In an ideal world, I’d want to teach new oceanographers in Python. I’ve not yet found any downsides from the perspective of my work. It seems to be a continually asked for skill in the current job market and has many applications beyond Earth sciences. However, I’m aware that we tend to inherit our programming skills from those who teach us, which is why I began working in MATLAB. Leaving MATLAB was then hard, because few people around me were working in Python. That is changing now, and the online community support for Python is excellent. There are very few problems I haven’t been able to solve with google.
I generally don’t post lots about programming on my blog, since really, there are far better people out there doing this than me. There are great basic tutorials for Python online – including Pythons own beginner guides, and the learn Python tutorials. I found the basic tutorials can be a bit overwhelming though, and get you a bit caught up in some of the details of Python which, while useful and often incredibly powerful, you may not need to use extensively. I found getting some examples of things you would typically do in MATLAB/would like to do with your data, to be the most helpful. Think file reading, selection of parts of matrices of data, basic maths and stats, plotting etc. With regards to oceanography specifically, sites you may want to check out include OceanPython, these links from RSMAS Miami, and many others – just google ‘Python Oceanography’.

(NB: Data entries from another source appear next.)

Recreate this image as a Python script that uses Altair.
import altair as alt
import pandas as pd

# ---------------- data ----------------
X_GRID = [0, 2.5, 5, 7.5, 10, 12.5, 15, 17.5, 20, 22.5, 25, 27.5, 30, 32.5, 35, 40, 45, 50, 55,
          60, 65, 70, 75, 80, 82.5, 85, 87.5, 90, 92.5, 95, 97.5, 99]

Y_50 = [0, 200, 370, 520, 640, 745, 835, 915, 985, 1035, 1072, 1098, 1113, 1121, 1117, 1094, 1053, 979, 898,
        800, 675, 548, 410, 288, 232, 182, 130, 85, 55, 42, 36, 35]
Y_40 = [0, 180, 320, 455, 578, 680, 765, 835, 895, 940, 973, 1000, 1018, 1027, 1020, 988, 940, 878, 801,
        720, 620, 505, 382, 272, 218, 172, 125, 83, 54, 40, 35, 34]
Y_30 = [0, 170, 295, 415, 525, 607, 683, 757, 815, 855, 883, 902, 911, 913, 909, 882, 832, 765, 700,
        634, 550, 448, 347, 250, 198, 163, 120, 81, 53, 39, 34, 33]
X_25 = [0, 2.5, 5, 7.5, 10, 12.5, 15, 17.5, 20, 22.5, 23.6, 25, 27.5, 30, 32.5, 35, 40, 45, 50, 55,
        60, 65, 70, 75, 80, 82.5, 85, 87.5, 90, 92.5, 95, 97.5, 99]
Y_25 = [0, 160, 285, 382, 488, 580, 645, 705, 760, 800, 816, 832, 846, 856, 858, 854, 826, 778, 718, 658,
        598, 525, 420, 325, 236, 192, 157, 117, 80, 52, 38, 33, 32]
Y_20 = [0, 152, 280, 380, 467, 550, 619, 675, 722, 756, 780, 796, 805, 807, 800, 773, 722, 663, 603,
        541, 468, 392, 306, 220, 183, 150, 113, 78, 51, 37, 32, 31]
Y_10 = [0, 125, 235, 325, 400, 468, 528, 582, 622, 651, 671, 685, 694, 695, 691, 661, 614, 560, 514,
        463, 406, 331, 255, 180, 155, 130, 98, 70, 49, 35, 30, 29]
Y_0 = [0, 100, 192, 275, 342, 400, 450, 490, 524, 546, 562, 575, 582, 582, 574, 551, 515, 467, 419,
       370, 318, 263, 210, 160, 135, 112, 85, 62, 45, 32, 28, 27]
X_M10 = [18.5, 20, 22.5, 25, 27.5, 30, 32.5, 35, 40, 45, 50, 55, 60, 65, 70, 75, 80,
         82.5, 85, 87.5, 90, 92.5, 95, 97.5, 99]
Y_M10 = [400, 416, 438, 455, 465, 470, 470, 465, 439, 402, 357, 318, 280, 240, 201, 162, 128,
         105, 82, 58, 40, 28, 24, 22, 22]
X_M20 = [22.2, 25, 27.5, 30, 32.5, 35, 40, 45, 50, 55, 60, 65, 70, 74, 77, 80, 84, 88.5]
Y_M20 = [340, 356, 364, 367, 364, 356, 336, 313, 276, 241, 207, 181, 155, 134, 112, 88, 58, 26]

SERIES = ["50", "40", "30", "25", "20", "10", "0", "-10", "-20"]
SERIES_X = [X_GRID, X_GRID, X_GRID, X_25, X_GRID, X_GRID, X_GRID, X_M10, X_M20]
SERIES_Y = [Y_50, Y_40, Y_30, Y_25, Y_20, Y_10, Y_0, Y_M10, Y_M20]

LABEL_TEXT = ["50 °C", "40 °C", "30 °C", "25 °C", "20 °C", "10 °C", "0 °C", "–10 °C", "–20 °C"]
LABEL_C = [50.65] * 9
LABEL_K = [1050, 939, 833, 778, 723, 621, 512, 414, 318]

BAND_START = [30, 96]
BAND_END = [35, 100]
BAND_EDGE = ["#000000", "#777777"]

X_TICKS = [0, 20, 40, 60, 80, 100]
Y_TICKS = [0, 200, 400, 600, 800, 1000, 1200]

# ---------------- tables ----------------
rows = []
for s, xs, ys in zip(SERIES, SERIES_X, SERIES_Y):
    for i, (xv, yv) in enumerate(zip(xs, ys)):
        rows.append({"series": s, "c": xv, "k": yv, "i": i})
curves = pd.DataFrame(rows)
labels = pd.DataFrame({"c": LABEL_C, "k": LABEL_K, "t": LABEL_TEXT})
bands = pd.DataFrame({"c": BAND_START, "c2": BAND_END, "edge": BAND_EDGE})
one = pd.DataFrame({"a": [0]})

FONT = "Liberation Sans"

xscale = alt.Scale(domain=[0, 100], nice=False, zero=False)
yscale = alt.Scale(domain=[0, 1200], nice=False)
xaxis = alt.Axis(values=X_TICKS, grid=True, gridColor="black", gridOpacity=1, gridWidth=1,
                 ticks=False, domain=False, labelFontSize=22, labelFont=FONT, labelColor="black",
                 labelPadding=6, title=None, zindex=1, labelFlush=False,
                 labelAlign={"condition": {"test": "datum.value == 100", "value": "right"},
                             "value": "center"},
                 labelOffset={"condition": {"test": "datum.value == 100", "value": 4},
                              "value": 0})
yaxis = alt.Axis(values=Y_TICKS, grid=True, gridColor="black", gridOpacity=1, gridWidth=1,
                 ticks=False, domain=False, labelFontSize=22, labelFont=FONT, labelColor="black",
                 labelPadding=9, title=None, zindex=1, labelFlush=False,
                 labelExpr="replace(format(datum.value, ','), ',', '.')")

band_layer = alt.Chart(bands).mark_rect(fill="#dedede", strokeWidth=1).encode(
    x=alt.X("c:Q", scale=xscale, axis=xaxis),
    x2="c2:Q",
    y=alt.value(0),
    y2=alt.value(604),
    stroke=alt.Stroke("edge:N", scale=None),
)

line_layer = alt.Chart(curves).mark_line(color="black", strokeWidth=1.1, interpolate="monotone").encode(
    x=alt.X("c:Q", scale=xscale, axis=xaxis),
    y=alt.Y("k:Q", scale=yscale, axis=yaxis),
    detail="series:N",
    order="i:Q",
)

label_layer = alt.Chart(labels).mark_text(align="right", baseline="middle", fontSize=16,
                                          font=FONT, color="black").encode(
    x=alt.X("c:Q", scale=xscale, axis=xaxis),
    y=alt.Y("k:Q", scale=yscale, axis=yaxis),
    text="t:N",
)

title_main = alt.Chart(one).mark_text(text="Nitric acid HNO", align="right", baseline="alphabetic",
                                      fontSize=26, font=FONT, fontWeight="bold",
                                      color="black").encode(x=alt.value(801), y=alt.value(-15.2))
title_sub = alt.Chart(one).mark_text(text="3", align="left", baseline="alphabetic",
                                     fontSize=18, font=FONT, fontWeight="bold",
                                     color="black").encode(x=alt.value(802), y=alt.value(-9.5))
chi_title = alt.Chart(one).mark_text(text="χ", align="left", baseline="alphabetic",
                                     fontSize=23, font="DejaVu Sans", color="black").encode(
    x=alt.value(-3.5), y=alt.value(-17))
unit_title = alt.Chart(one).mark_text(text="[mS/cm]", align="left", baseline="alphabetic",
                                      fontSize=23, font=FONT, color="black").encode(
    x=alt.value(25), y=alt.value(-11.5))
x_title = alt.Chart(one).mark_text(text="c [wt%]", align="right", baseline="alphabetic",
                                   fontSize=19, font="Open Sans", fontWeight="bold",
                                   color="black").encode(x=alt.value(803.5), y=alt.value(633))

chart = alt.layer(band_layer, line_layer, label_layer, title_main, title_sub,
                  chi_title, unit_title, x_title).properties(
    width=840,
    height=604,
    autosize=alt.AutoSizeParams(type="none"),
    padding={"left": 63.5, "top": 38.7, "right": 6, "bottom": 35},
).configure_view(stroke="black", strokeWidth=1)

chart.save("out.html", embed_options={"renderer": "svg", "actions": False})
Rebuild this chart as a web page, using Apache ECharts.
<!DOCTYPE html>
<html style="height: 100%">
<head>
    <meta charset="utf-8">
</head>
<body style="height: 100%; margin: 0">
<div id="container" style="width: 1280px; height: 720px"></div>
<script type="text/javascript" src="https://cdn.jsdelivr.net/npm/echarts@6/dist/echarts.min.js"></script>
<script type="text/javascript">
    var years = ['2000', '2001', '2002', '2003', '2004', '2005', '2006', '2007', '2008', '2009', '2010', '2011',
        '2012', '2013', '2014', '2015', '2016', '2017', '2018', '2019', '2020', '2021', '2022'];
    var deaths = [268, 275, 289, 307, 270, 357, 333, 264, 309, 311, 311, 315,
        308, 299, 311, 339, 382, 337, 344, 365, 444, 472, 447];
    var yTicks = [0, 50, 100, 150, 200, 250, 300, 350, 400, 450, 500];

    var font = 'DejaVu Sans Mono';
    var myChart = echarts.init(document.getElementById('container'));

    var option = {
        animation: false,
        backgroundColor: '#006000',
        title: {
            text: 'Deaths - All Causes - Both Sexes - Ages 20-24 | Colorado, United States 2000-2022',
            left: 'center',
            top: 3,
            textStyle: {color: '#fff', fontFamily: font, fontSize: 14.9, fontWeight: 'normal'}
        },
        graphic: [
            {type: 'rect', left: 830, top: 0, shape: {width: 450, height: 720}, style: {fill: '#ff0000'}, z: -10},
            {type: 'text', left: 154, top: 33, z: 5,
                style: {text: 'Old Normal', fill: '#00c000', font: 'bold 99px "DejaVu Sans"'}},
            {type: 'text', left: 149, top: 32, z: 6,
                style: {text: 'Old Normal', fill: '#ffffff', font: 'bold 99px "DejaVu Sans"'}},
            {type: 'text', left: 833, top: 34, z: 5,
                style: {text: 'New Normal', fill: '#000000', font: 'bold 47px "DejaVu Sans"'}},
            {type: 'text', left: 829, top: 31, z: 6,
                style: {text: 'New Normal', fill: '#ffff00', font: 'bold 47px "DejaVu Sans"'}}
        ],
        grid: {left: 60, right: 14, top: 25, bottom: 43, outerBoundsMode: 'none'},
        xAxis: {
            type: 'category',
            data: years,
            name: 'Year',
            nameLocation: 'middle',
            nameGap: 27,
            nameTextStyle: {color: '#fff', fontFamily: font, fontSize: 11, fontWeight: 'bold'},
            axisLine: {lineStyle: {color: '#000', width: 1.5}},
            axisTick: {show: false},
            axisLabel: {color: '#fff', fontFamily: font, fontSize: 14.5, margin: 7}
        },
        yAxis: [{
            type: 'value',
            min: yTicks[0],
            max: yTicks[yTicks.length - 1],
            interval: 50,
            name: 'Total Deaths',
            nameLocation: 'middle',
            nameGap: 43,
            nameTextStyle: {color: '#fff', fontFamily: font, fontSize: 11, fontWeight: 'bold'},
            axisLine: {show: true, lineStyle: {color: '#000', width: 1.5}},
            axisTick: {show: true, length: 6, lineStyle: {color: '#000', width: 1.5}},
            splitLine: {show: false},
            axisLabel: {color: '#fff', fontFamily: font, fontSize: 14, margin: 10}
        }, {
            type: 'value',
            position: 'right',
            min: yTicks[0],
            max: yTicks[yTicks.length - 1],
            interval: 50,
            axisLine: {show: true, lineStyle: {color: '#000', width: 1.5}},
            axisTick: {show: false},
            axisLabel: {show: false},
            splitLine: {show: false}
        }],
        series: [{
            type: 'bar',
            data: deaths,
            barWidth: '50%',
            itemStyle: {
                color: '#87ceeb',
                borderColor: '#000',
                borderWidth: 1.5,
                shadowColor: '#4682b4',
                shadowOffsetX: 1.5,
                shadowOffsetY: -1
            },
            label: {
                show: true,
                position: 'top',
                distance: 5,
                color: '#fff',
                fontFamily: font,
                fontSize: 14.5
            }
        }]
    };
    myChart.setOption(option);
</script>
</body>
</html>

I think the best and worst thing about programming, especially with open source languages and as data becomes bigger and more complex, is that your skills must continually evolve. This used to be frustrating to me, as I felt like I was never really improving, until I realised I was actually just pursuing harder and harder tasks. Now I’m enjoying the challenge more. With that said, I’d love to hear from anyone who has any recommendations for great resources on how to make the best of Python – particularly for plotting and satellite data processing.